### WORK TO BE COMPLETED
Each line that holds the word "script" counts once; report the total and nothing else.
[Begin RECORDS SUPPLIED]
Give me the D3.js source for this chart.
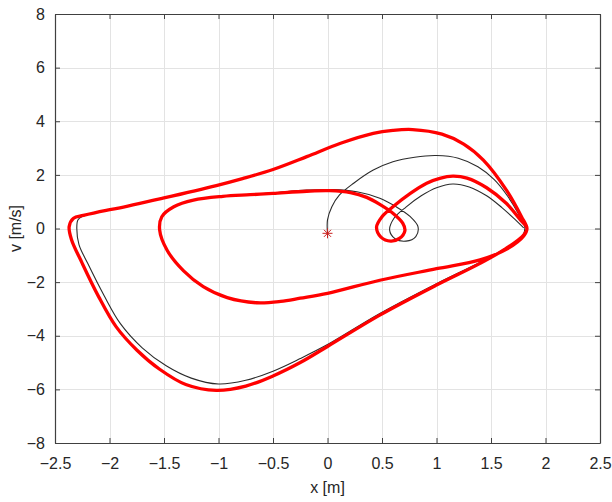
<!DOCTYPE html>
<html>
<head>
<meta charset="utf-8">
<script src="https://cdn.jsdelivr.net/npm/d3@7"></script>
<style>
  html, body { margin: 0; padding: 0; background: #fff; }
  svg { display: block; }
  text { font-family: "Liberation Sans", Arial, Helvetica, sans-serif; fill: #262626; }
</style>
</head>
<body>
<svg id="chart" width="612" height="502"></svg>
<script>
// Phase-plane samples [x (m), v (m/s)]

// Steady-state orbit: right tip -> upper return branch -> inner loop -> small loop -> inner arc
const orbitInner = [
  [1.83, 0.00], [1.80, -0.28], [1.64, -0.78], [1.40, -1.17], [1.00, -1.50], [0.48, -1.93],
  [0.00, -2.42], [-0.25, -2.60], [-0.43, -2.72], [-0.65, -2.77], [-0.92, -2.58], [-1.14, -2.17],
  [-1.32, -1.58], [-1.47, -0.82], [-1.54, -0.05], [-1.52, 0.44], [-1.41, 0.81], [-1.23, 1.06],
  [-0.96, 1.20], [-0.71, 1.26], [-0.50, 1.31], [-0.19, 1.39], [0.02, 1.41], [0.21, 1.34],
  [0.36, 1.16], [0.48, 0.90], [0.60, 0.57], [0.69, 0.20], [0.71, -0.08], [0.66, -0.37],
  [0.58, -0.47], [0.49, -0.32], [0.45, 0.05], [0.50, 0.44], [0.60, 0.81], [0.76, 1.31],
  [0.91, 1.69], [1.03, 1.87], [1.15, 1.95], [1.28, 1.88], [1.46, 1.52], [1.64, 0.94], [1.77, 0.32]
];

// Steady-state orbit: right tip -> lower branch -> outer bottom -> left tip -> outer arc
const orbitOuter = [
  [1.83, 0.00], [1.80, -0.24], [1.64, -0.74], [1.40, -1.30], [1.00, -2.11], [0.48, -3.23],
  [0.00, -4.40], [-0.25, -5.00], [-0.50, -5.50], [-0.75, -5.88], [-1.02, -6.04], [-1.30, -5.82],
  [-1.54, -5.25], [-1.75, -4.53], [-1.94, -3.66], [-2.10, -2.54], [-2.25, -1.30], [-2.35, -0.40],
  [-2.37, 0.07], [-2.33, 0.38], [-2.24, 0.49], [-2.03, 0.68], [-1.93, 0.75], [-1.51, 1.13],
  [-1.02, 1.60], [-0.78, 1.86], [-0.50, 2.20], [-0.19, 2.68], [0.12, 3.18], [0.42, 3.55],
  [0.60, 3.66], [0.78, 3.69], [1.05, 3.52], [1.25, 3.15], [1.43, 2.55], [1.64, 1.44], [1.78, 0.44]
];

// Transient from the initial state: first lap
const transientFirst = [
  [0.00, -0.18], [0.00, 0.32], [0.04, 0.81], [0.11, 1.25], [0.24, 1.69], [0.42, 2.18],
  [0.60, 2.49], [0.80, 2.66], [1.00, 2.72], [1.20, 2.62], [1.38, 2.30], [1.53, 1.82],
  [1.65, 1.22], [1.75, 0.56], [1.81, 0.05], [1.79, -0.26], [1.64, -0.72],
  [1.40, -1.26], [1.00, -2.06], [0.48, -3.17], [0.00, -4.33], [-0.25, -4.85], [-0.50, -5.32],
  [-0.75, -5.66], [-1.00, -5.80], [-1.25, -5.58], [-1.48, -5.12], [-1.70, -4.45], [-1.90, -3.55],
  [-2.05, -2.50], [-2.20, -1.30], [-2.28, -0.60], [-2.30, 0.00], [-2.29, 0.32], [-2.25, 0.45],
  [-2.03, 0.68], [-1.93, 0.75], [-1.51, 1.13], [-1.02, 1.60], [-0.78, 1.86], [-0.50, 2.20],
  [-0.19, 2.68], [0.12, 3.18], [0.42, 3.55], [0.60, 3.66], [0.78, 3.69], [1.05, 3.52],
  [1.25, 3.15], [1.43, 2.55], [1.64, 1.44], [1.78, 0.44]
];

// Transient: second lap through the inner loop and its own small loop
const transientSecond = [
  [1.83, 0.00], [1.80, -0.28], [1.64, -0.78], [1.40, -1.17], [1.00, -1.50], [0.48, -1.93],
  [0.00, -2.42], [-0.25, -2.60], [-0.43, -2.72], [-0.65, -2.77], [-0.92, -2.58], [-1.14, -2.17],
  [-1.32, -1.58], [-1.47, -0.82], [-1.54, -0.05], [-1.52, 0.44], [-1.41, 0.81], [-1.23, 1.06],
  [-0.96, 1.21], [-0.71, 1.27], [-0.50, 1.33], [-0.19, 1.43], [0.05, 1.45], [0.27, 1.37],
  [0.48, 1.13], [0.63, 0.81], [0.76, 0.44], [0.83, 0.07], [0.81, -0.30], [0.72, -0.47],
  [0.62, -0.38], [0.57, -0.06], [0.61, 0.38], [0.72, 0.80], [0.86, 1.22], [1.00, 1.52],
  [1.15, 1.66], [1.30, 1.55], [1.46, 1.22], [1.60, 0.78], [1.72, 0.34], [1.80, 0.02]
];

// Initial state marker
const startPoint = [0.00, -0.18];

// Axis ticks
const xTicks = [-2.5, -2, -1.5, -1, -0.5, 0, 0.5, 1, 1.5, 2, 2.5];
const yTicks = [-8, -6, -4, -2, 0, 2, 4, 6, 8];
const xLabel = "x [m]";
const yLabel = "v [m/s]";

const plot = { left: 55, right: 600, top: 14, bottom: 443 };

const svg = d3.select("#chart");
const xScale = d3.scaleLinear().domain([-2.5, 2.5]).range([plot.left, plot.right]);
const yScale = d3.scaleLinear().domain([-8, 8]).range([plot.bottom, plot.top]);

// Grid
const grid = svg.append("g").attr("stroke", "#e3e3e3").attr("stroke-width", 1);
grid.selectAll("line.gx").data(xTicks).join("line").attr("class", "gx")
  .attr("x1", d => Math.round(xScale(d)) + 0.5).attr("x2", d => Math.round(xScale(d)) + 0.5)
  .attr("y1", plot.top).attr("y2", plot.bottom);
grid.selectAll("line.gy").data(yTicks).join("line").attr("class", "gy")
  .attr("y1", d => Math.round(yScale(d)) + 0.5).attr("y2", d => Math.round(yScale(d)) + 0.5)
  .attr("x1", plot.left).attr("x2", plot.right);

// Curves
const openLine = d3.line().x(d => xScale(d[0])).y(d => yScale(d[1]))
  .curve(d3.curveCatmullRom.alpha(0.5));
const closedLine = d3.line().x(d => xScale(d[0])).y(d => yScale(d[1]))
  .curve(d3.curveCatmullRomClosed.alpha(0.5));

const curves = svg.append("g").attr("fill", "none");
curves.append("path").attr("d", openLine(transientFirst.concat(transientSecond)))
  .attr("stroke", "#2b2b2b").attr("stroke-width", 1.1).attr("stroke-linejoin", "round");
curves.append("path").attr("d", closedLine(orbitInner.concat(orbitOuter)))
  .attr("stroke", "#ff0000").attr("stroke-width", 3.3).attr("stroke-linejoin", "round");

// Star marker at initial state
const sx = xScale(startPoint[0]), sy = yScale(startPoint[1]), rStar = 5;
const star = svg.append("g").attr("stroke", "#c8201e").attr("stroke-width", 1);
[[0, 1], [1, 0], [0.7071, 0.7071], [0.7071, -0.7071]].forEach(([dx, dy]) => {
  star.append("line")
    .attr("x1", sx - dx * rStar).attr("y1", sy - dy * rStar)
    .attr("x2", sx + dx * rStar).attr("y2", sy + dy * rStar);
});

// Axes (box with inward ticks on all four sides)
const axisColor = "#404040";
const tickLen = 5;
const axes = svg.append("g");

const axBottom = axes.append("g").attr("transform", `translate(0,${plot.bottom})`)
  .call(d3.axisBottom(xScale).tickValues(xTicks).tickSizeInner(-tickLen).tickSizeOuter(0)
    .tickPadding(15).tickFormat(d3.format("")));
const axLeft = axes.append("g").attr("transform", `translate(${plot.left},0)`)
  .call(d3.axisLeft(yScale).tickValues(yTicks).tickSizeInner(-tickLen).tickSizeOuter(0)
    .tickPadding(10).tickFormat(d3.format("")));
const axTop = axes.append("g").attr("transform", `translate(0,${plot.top})`)
  .call(d3.axisTop(xScale).tickValues(xTicks).tickSizeInner(-tickLen).tickSizeOuter(0).tickFormat(""));
const axRight = axes.append("g").attr("transform", `translate(${plot.right},0)`)
  .call(d3.axisRight(yScale).tickValues(yTicks).tickSizeInner(-tickLen).tickSizeOuter(0).tickFormat(""));

[axBottom, axLeft, axTop, axRight].forEach(g => {
  g.selectAll(".domain").attr("stroke", axisColor).attr("stroke-width", 1.2);
  g.selectAll(".tick line").attr("stroke", axisColor);
  g.selectAll(".tick text").attr("font-size", 16).attr("fill", "#333333")
    .attr("font-family", "\"Liberation Sans\", Arial, sans-serif");
});

// Axis titles
svg.append("text").attr("x", (plot.left + plot.right) / 2).attr("y", 493)
  .attr("text-anchor", "middle").attr("font-size", 16).attr("fill", "#333333").text(xLabel);
svg.append("text")
  .attr("transform", `translate(21,${(plot.top + plot.bottom) / 2}) rotate(-90)`)
  .attr("text-anchor", "middle").attr("font-size", 16).attr("fill", "#333333").text(yLabel);
</script>
</body>
</html>
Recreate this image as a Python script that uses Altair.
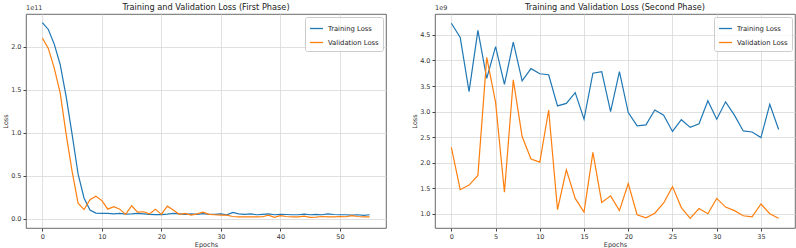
import altair as alt
import pandas as pd

# ---- data (loss values in units of the offset shown above each axis) ----
epochs1 = list(range(56))
train1 = [2.28, 2.20, 2.03, 1.79, 1.42, 0.98, 0.52, 0.24, 0.10, 0.065,
          0.062, 0.062, 0.055, 0.060, 0.052, 0.055, 0.060, 0.055, 0.050, 0.046,
          0.047, 0.052, 0.060, 0.055, 0.050, 0.055, 0.050, 0.058, 0.050, 0.050,
          0.055, 0.045, 0.072, 0.055, 0.050, 0.055, 0.045, 0.050, 0.055, 0.045,
          0.050, 0.048, 0.045, 0.045, 0.052, 0.045, 0.050, 0.045, 0.055, 0.048,
          0.045, 0.045, 0.040, 0.045, 0.038, 0.045]
val1 = [2.10, 1.98, 1.75, 1.46, 0.98, 0.55, 0.18, 0.105, 0.22, 0.26,
        0.21, 0.11, 0.14, 0.11, 0.05, 0.15, 0.075, 0.08, 0.055, 0.11,
        0.05, 0.145, 0.10, 0.05, 0.06, 0.04, 0.055, 0.075, 0.05, 0.045,
        0.04, 0.04, 0.025, 0.02, 0.02, 0.022, 0.02, 0.022, 0.04, 0.015,
        0.035, 0.025, 0.02, 0.02, 0.03, 0.015, 0.018, 0.025, 0.02, 0.02,
        0.025, 0.022, 0.035, 0.025, 0.02, 0.02]

epochs2 = list(range(38))
train2 = [4.73, 4.45, 3.39, 4.59, 3.65, 4.27, 3.53, 4.36, 3.60, 3.84,
          3.74, 3.72, 3.11, 3.16, 3.37, 2.85, 3.75, 3.78, 3.00, 3.78,
          2.98, 2.72, 2.74, 3.03, 2.93, 2.61, 2.84, 2.69, 2.76, 3.21,
          2.85, 3.19, 2.93, 2.62, 2.60, 2.49, 3.14, 2.65]
val2 = [2.30, 1.47, 1.56, 1.75, 4.06, 3.18, 1.42, 3.62, 2.51, 2.07,
        2.01, 3.03, 1.08, 1.86, 1.30, 1.03, 2.20, 1.22, 1.35, 1.06,
        1.59, 0.98, 0.92, 1.01, 1.21, 1.53, 1.12, 0.91, 1.10, 1.00,
        1.30, 1.13, 1.06, 0.96, 0.94, 1.19, 1.00, 0.91]

series = ["Training Loss", "Validation Loss"]
colors = ["#1f77b4", "#ff7f0e"]
FONT = "DejaVu Sans"
W, H = 360, 214


def frame(epochs, train, val):
    return pd.DataFrame({
        "Epochs": epochs + epochs,
        "Loss": train + val,
        "Series": [series[0]] * len(epochs) + [series[1]] * len(epochs),
    })


def panel(df, title, xdom, ydom, xticks, yticks, offset):
    base = alt.Chart(df)
    lines = base.mark_line(strokeWidth=1.2, clip=True).encode(
        x=alt.X("Epochs:Q", scale=alt.Scale(domain=xdom, nice=False, zero=False),
                axis=alt.Axis(values=xticks, format="d", title="Epochs",
                              titleColor="#333", labelColor="#333")),
        y=alt.Y("Loss:Q", scale=alt.Scale(domain=ydom, nice=False, zero=False),
                axis=alt.Axis(values=yticks, format=".1f", title="Loss",
                              titleColor="#333", labelColor="#333")),
        color=alt.Color("Series:N", scale=alt.Scale(domain=series, range=colors),
                        legend=alt.Legend(title=None, orient="top-right", symbolType="stroke",
                                          symbolStrokeWidth=1.3, symbolSize=170,
                                          labelFontSize=6.8, labelFont=FONT, labelColor="#222",
                                          fillColor="rgba(255,255,255,0.8)", strokeColor="#ccc",
                                          padding=4, cornerRadius=2, offset=3,
                                          rowPadding=2, labelLimit=200)),
    )
    off = alt.Chart(pd.DataFrame({"t": [offset]})).mark_text(
        align="left", baseline="bottom", fontSize=6.5, font=FONT, color="#333"
    ).encode(text="t:N", x=alt.value(0), y=alt.value(-3))
    ttl = alt.Chart(pd.DataFrame({"t": [title]})).mark_text(
        align="center", baseline="bottom", fontSize=8.2, font=FONT, color="#222"
    ).encode(text="t:N", x=alt.value(W / 2), y=alt.value(-2))
    return alt.layer(lines, off, ttl).properties(width=W, height=H)


left = panel(frame(epochs1, train1, val1), "Training and Validation Loss (First Phase)",
             [-2.75, 57.75], [-0.109, 2.38], [0, 10, 20, 30, 40, 50],
             [0.0, 0.5, 1.0, 1.5, 2.0], "1e11")
right = panel(frame(epochs2, train2, val2), "Training and Validation Loss (Second Phase)",
              [-1.85, 38.85], [0.72, 4.91], [0, 5, 10, 15, 20, 25, 30, 35],
              [1.0, 1.5, 2.0, 2.5, 3.0, 3.5, 4.0, 4.5], "1e9")

chart = alt.hconcat(left, right, spacing=24).resolve_scale(color="independent").properties(
    padding={"left": 2, "top": 2, "right": 0, "bottom": 0}
).configure_view(stroke="#444", strokeWidth=0.8).configure_axis(
    labelFont=FONT, titleFont=FONT, labelFontSize=6.5, titleFontSize=6.5,
    titleFontWeight="normal", labelColor="#333", titleColor="#333",
    gridColor="#d8d8d8", gridWidth=0.8, tickColor="#444", tickSize=3,
    domain=False, labelPadding=2, titlePadding=2,
)

chart.save("out.html", embed_options={"renderer": "svg", "actions": False})
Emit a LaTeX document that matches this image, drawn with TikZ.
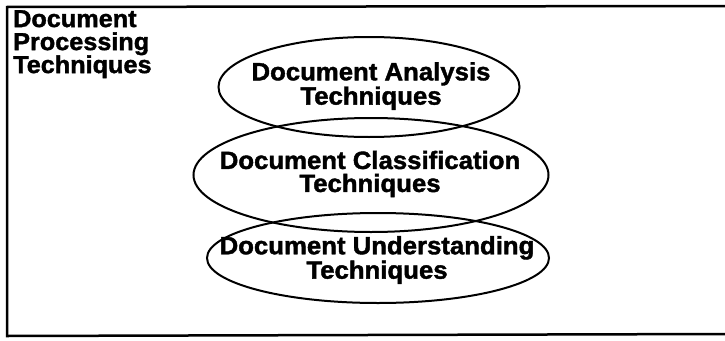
\documentclass[tikz,border=0pt]{standalone}
\usepackage{fontspec}
\setmainfont{Liberation Sans}
\newfontfamily\heavy[FakeBold=1.6,FakeStretch=1.03]{Liberation Sans Bold}
\usetikzlibrary{shapes.geometric}
\tikzset{
  frameline/.style={line width=2.5pt},
  oval/.style={draw, ellipse, line width=2pt, inner sep=0pt},
  ovaltext/.style={align=center, inner sep=0pt,
    font=\heavy\fontsize{25}{23}\selectfont},
  titletext/.style={align=left, inner sep=0pt, anchor=north west,
    font=\heavy\fontsize{24.5}{23}\selectfont}
}
\begin{document}
\begin{tikzpicture}[x=1pt,y=-1pt]
\useasboundingbox (0,0) rectangle (725,340);
\coordinate (tl) at (7,7);
\coordinate (tr) at (725,6);
\coordinate (bl) at (7,336);
\coordinate (br) at (725,334);
\draw[frameline] (tr) -- (tl) -- (bl) -- (br);
\node[titletext] (title) at (13,10) {Document\\Processing\\Techniques};
\node[oval, minimum width=301pt, minimum height=100pt] (ana) at (369,87) {};
\node[oval, minimum width=355pt, minimum height=114pt] (cls) at (371,175) {};
\node[oval, minimum width=342pt, minimum height=90pt] (und) at (378,258) {};
\node[ovaltext] (anat) at (371,86) {Document Analysis\\Techniques};
\node[ovaltext] (clst) at (370,174) {Document Classification\\Techniques};
\node[ovaltext] (undt) at (377,260) {Document Understanding\\Techniques};
\end{tikzpicture}
\end{document}
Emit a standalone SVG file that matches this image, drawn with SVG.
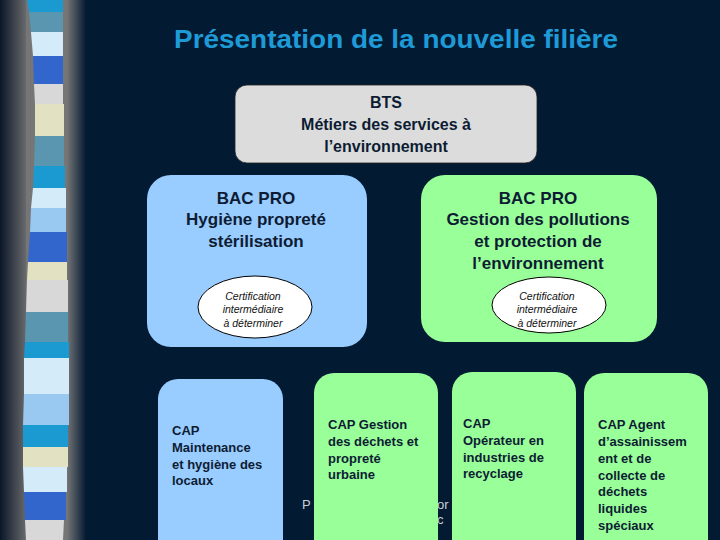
[End RECORDS SUPPLIED]
### FINISHED ANSWER
4